Nordre Buskerud police district had a boat of its own, a red rubber dinghy, which was kept in a trailer outside the police station. But it was not kept in a state of readiness. The incident commander had to inflate the boat and put petrol in the engine. The Hønefoss fire service, on the other hand, had a large and steady boat ready and waiting at the quay by the fire station. They rang at an early
stage and offered assistance, but their offer was turned down because the local police had their own boat. When the police station later rang back to ask to use the fire boat after all, they could not get through. The chief of operations rang the fire station again and again, but she was dialling the wrong number.

Neither the emergency response unit coming from Oslo nor Håvard Gåsbakk on his
way from Hønefoss had been given any definite information about where to rendezvous. Gåsbakk, however, took it for granted that it would be at the MS
Thorbjørn
jetty, straight across from the island.

The Delta emergency response unit did not know where Utøya was.

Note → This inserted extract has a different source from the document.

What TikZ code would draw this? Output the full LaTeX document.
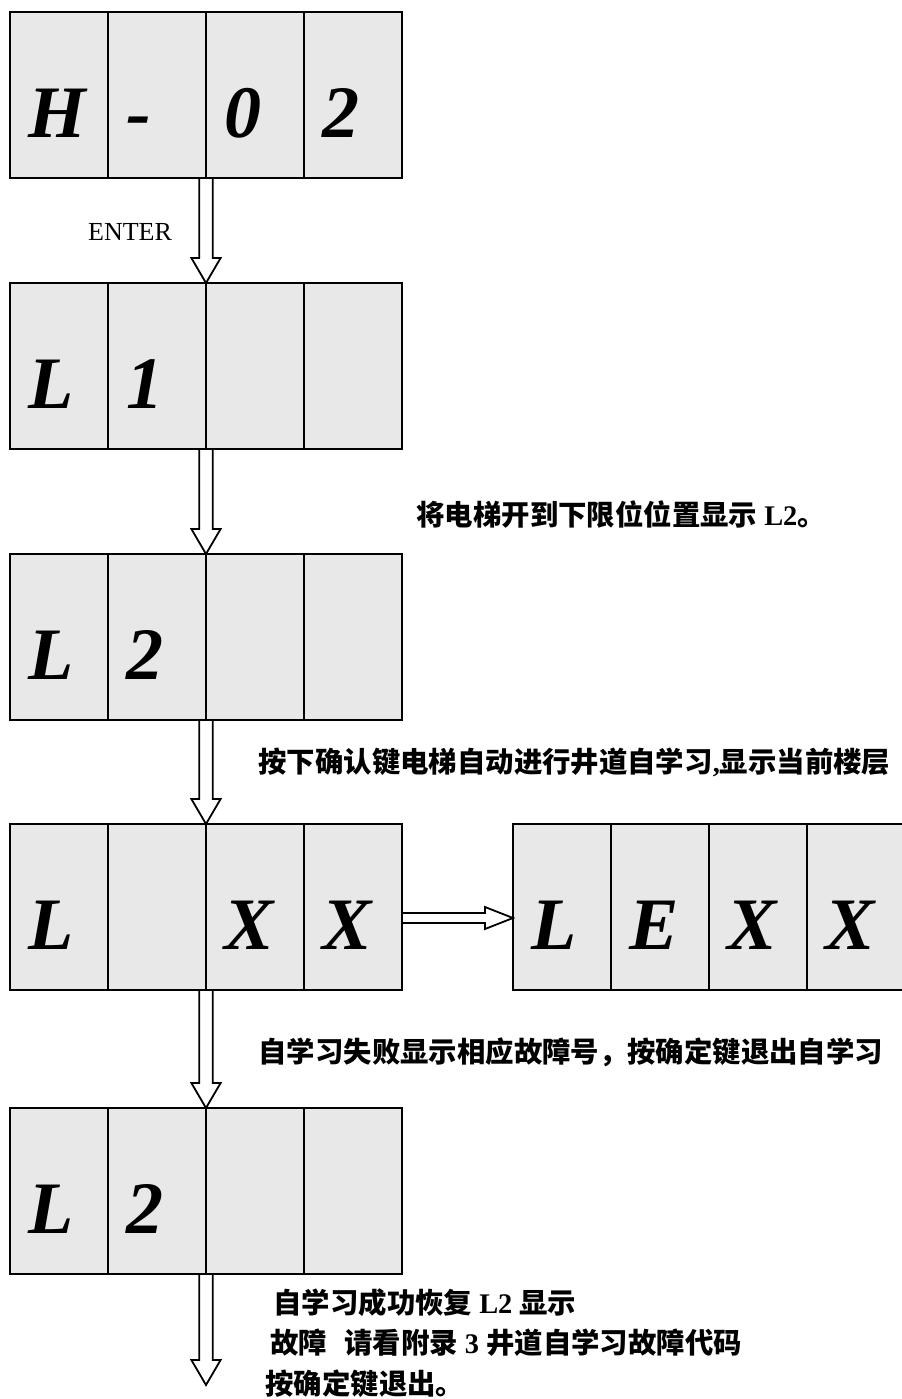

The first patrol had GPS in its vehicle, but the small islands in the Tyrifjord were not named on the system. The Delta troops in the
black cars tried to make contact with Nordre Buskerud police to get definite instructions about where to meet and to alert them to the fact that extra boats would be needed for their personnel. But the emergency network did not yet extend as far as Nordre Buskerud and analogue police radio coverage only worked until Sollihøgda, which was halfway there. Consequently, the telephone was the only form
of communication open to them, but the switchboard of the local operations centre was jammed with incoming calls and did not answer the emergency response unit’s call.